Leave out the pictures, then reproduce the rest of the material exactly.

★ ★ ★ ★ ★

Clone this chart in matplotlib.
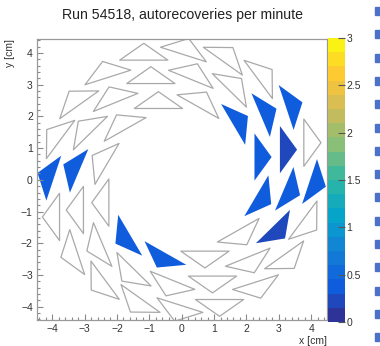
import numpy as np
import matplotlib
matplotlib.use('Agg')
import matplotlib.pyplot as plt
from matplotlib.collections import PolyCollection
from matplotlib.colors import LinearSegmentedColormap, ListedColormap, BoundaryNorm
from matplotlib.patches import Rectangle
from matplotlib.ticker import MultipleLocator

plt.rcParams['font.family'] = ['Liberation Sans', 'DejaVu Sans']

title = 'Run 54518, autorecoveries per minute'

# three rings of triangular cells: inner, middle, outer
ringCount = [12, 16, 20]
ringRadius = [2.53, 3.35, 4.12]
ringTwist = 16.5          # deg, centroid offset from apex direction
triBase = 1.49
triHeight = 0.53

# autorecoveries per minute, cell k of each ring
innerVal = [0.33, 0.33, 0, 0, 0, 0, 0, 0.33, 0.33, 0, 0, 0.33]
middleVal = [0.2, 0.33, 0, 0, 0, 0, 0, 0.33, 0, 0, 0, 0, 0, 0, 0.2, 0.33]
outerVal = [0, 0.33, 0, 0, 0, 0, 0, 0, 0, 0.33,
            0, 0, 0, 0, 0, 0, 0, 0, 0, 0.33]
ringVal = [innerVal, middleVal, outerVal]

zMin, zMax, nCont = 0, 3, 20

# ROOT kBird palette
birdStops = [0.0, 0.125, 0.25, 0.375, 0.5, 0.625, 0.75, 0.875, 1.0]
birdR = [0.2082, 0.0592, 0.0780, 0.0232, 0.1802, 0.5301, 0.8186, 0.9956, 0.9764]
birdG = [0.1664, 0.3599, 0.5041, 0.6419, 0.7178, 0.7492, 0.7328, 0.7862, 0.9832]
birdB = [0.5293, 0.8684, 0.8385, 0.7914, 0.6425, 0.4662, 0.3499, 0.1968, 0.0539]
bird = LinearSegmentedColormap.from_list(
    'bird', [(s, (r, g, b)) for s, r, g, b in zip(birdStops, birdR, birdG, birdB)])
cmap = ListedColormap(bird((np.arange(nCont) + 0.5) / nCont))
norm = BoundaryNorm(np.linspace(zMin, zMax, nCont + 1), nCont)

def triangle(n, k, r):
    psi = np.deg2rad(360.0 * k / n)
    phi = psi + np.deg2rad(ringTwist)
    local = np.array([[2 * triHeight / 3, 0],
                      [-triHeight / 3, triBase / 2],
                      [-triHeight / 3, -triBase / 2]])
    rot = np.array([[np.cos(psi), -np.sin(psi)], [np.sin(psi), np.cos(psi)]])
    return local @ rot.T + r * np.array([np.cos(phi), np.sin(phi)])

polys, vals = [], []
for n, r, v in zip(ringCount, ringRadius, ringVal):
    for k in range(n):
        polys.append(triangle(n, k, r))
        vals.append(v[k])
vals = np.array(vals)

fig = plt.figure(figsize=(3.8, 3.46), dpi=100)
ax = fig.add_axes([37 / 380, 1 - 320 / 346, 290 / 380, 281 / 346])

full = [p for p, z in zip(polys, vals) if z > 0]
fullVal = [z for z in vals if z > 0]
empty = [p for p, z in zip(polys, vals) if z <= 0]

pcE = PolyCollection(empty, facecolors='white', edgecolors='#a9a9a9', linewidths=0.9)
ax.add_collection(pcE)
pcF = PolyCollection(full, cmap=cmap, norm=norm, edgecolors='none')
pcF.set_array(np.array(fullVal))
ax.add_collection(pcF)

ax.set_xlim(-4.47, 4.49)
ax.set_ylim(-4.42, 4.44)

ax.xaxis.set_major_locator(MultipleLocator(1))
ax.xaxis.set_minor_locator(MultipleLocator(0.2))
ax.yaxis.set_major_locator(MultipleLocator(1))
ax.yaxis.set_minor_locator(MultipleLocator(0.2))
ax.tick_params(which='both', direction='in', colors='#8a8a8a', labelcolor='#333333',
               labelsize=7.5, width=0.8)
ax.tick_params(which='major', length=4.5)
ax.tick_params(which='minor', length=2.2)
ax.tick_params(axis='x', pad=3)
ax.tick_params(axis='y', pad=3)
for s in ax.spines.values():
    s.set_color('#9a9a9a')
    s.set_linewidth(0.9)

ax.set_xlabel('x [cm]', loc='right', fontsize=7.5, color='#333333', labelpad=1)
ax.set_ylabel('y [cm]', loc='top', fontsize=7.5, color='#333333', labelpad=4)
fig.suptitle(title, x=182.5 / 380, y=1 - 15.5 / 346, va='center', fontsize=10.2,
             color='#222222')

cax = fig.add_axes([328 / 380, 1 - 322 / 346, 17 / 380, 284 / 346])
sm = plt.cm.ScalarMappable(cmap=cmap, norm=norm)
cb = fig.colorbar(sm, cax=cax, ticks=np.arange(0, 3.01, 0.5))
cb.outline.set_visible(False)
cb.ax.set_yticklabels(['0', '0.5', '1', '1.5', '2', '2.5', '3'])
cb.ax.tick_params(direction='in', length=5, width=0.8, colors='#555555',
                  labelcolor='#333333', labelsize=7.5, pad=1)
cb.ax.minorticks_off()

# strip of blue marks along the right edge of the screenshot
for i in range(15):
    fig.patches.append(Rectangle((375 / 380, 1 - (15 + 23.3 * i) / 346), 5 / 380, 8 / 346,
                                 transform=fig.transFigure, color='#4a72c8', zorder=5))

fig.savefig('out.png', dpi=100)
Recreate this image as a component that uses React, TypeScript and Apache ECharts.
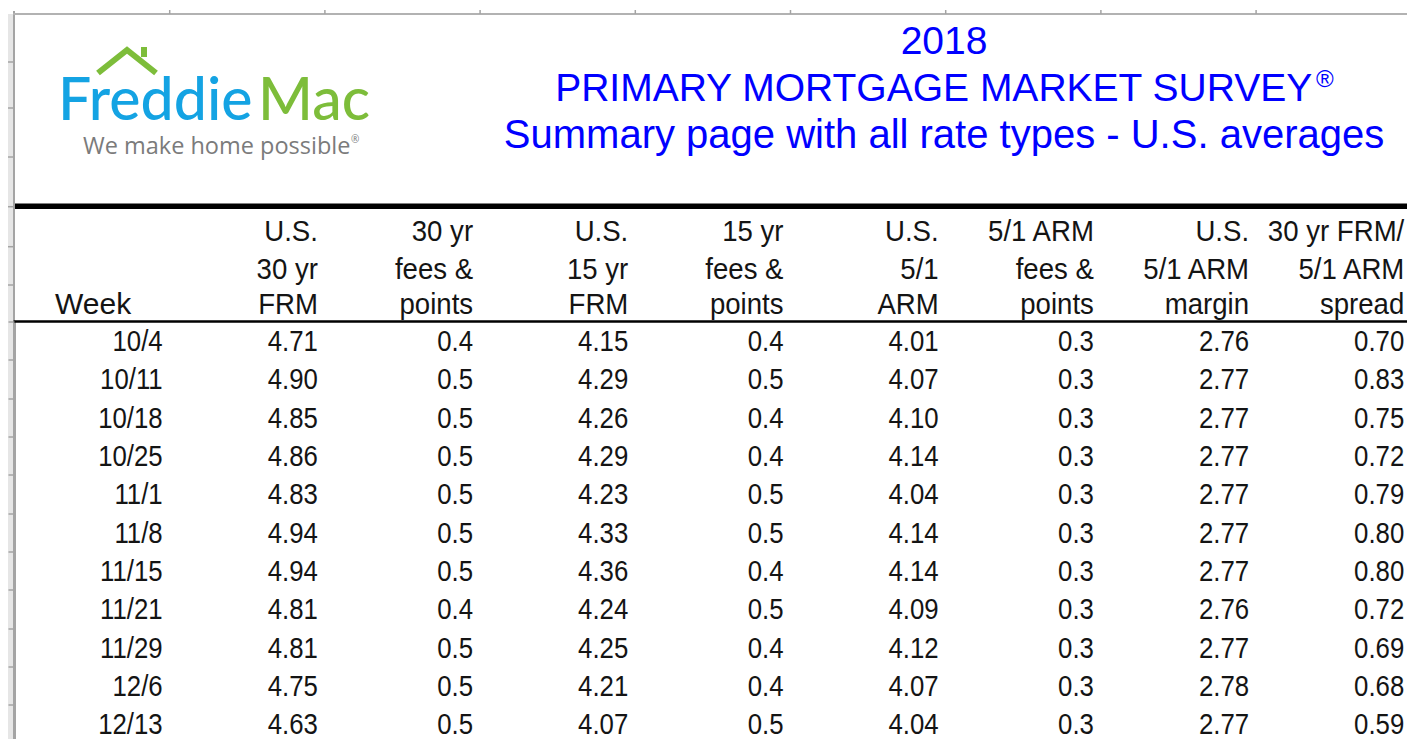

★ ★ ★ ★ ★

=== Answer to this task ===
Clone this chart in matplotlib.
import numpy as np
import matplotlib
matplotlib.use('Agg')
import matplotlib.pyplot as plt
from matplotlib.collections import PolyCollection
from matplotlib.colors import LinearSegmentedColormap, ListedColormap, BoundaryNorm
from matplotlib.patches import Rectangle
from matplotlib.ticker import MultipleLocator

plt.rcParams['font.family'] = ['Liberation Sans', 'DejaVu Sans']

title = 'Run 54518, autorecoveries per minute'

# three rings of triangular cells: inner, middle, outer
ringCount = [12, 16, 20]
ringRadius = [2.53, 3.35, 4.12]
ringTwist = 16.5          # deg, centroid offset from apex direction
triBase = 1.49
triHeight = 0.53

# autorecoveries per minute, cell k of each ring
innerVal = [0.33, 0.33, 0, 0, 0, 0, 0, 0.33, 0.33, 0, 0, 0.33]
middleVal = [0.2, 0.33, 0, 0, 0, 0, 0, 0.33, 0, 0, 0, 0, 0, 0, 0.2, 0.33]
outerVal = [0, 0.33, 0, 0, 0, 0, 0, 0, 0, 0.33,
            0, 0, 0, 0, 0, 0, 0, 0, 0, 0.33]
ringVal = [innerVal, middleVal, outerVal]

zMin, zMax, nCont = 0, 3, 20

# ROOT kBird palette
birdStops = [0.0, 0.125, 0.25, 0.375, 0.5, 0.625, 0.75, 0.875, 1.0]
birdR = [0.2082, 0.0592, 0.0780, 0.0232, 0.1802, 0.5301, 0.8186, 0.9956, 0.9764]
birdG = [0.1664, 0.3599, 0.5041, 0.6419, 0.7178, 0.7492, 0.7328, 0.7862, 0.9832]
birdB = [0.5293, 0.8684, 0.8385, 0.7914, 0.6425, 0.4662, 0.3499, 0.1968, 0.0539]
bird = LinearSegmentedColormap.from_list(
    'bird', [(s, (r, g, b)) for s, r, g, b in zip(birdStops, birdR, birdG, birdB)])
cmap = ListedColormap(bird((np.arange(nCont) + 0.5) / nCont))
norm = BoundaryNorm(np.linspace(zMin, zMax, nCont + 1), nCont)

def triangle(n, k, r):
    psi = np.deg2rad(360.0 * k / n)
    phi = psi + np.deg2rad(ringTwist)
    local = np.array([[2 * triHeight / 3, 0],
                      [-triHeight / 3, triBase / 2],
                      [-triHeight / 3, -triBase / 2]])
    rot = np.array([[np.cos(psi), -np.sin(psi)], [np.sin(psi), np.cos(psi)]])
    return local @ rot.T + r * np.array([np.cos(phi), np.sin(phi)])

polys, vals = [], []
for n, r, v in zip(ringCount, ringRadius, ringVal):
    for k in range(n):
        polys.append(triangle(n, k, r))
        vals.append(v[k])
vals = np.array(vals)

fig = plt.figure(figsize=(3.8, 3.46), dpi=100)
ax = fig.add_axes([37 / 380, 1 - 320 / 346, 290 / 380, 281 / 346])

full = [p for p, z in zip(polys, vals) if z > 0]
fullVal = [z for z in vals if z > 0]
empty = [p for p, z in zip(polys, vals) if z <= 0]

pcE = PolyCollection(empty, facecolors='white', edgecolors='#a9a9a9', linewidths=0.9)
ax.add_collection(pcE)
pcF = PolyCollection(full, cmap=cmap, norm=norm, edgecolors='none')
pcF.set_array(np.array(fullVal))
ax.add_collection(pcF)

ax.set_xlim(-4.47, 4.49)
ax.set_ylim(-4.42, 4.44)

ax.xaxis.set_major_locator(MultipleLocator(1))
ax.xaxis.set_minor_locator(MultipleLocator(0.2))
ax.yaxis.set_major_locator(MultipleLocator(1))
ax.yaxis.set_minor_locator(MultipleLocator(0.2))
ax.tick_params(which='both', direction='in', colors='#8a8a8a', labelcolor='#333333',
               labelsize=7.5, width=0.8)
ax.tick_params(which='major', length=4.5)
ax.tick_params(which='minor', length=2.2)
ax.tick_params(axis='x', pad=3)
ax.tick_params(axis='y', pad=3)
for s in ax.spines.values():
    s.set_color('#9a9a9a')
    s.set_linewidth(0.9)

ax.set_xlabel('x [cm]', loc='right', fontsize=7.5, color='#333333', labelpad=1)
ax.set_ylabel('y [cm]', loc='top', fontsize=7.5, color='#333333', labelpad=4)
fig.suptitle(title, x=182.5 / 380, y=1 - 15.5 / 346, va='center', fontsize=10.2,
             color='#222222')

cax = fig.add_axes([328 / 380, 1 - 322 / 346, 17 / 380, 284 / 346])
sm = plt.cm.ScalarMappable(cmap=cmap, norm=norm)
cb = fig.colorbar(sm, cax=cax, ticks=np.arange(0, 3.01, 0.5))
cb.outline.set_visible(False)
cb.ax.set_yticklabels(['0', '0.5', '1', '1.5', '2', '2.5', '3'])
cb.ax.tick_params(direction='in', length=5, width=0.8, colors='#555555',
                  labelcolor='#333333', labelsize=7.5, pad=1)
cb.ax.minorticks_off()

# strip of blue marks along the right edge of the screenshot
for i in range(15):
    fig.patches.append(Rectangle((375 / 380, 1 - (15 + 23.3 * i) / 346), 5 / 380, 8 / 346,
                                 transform=fig.transFigure, color='#4a72c8', zorder=5))

fig.savefig('out.png', dpi=100)
Recreate this image as a component that uses React, TypeScript and Apache ECharts.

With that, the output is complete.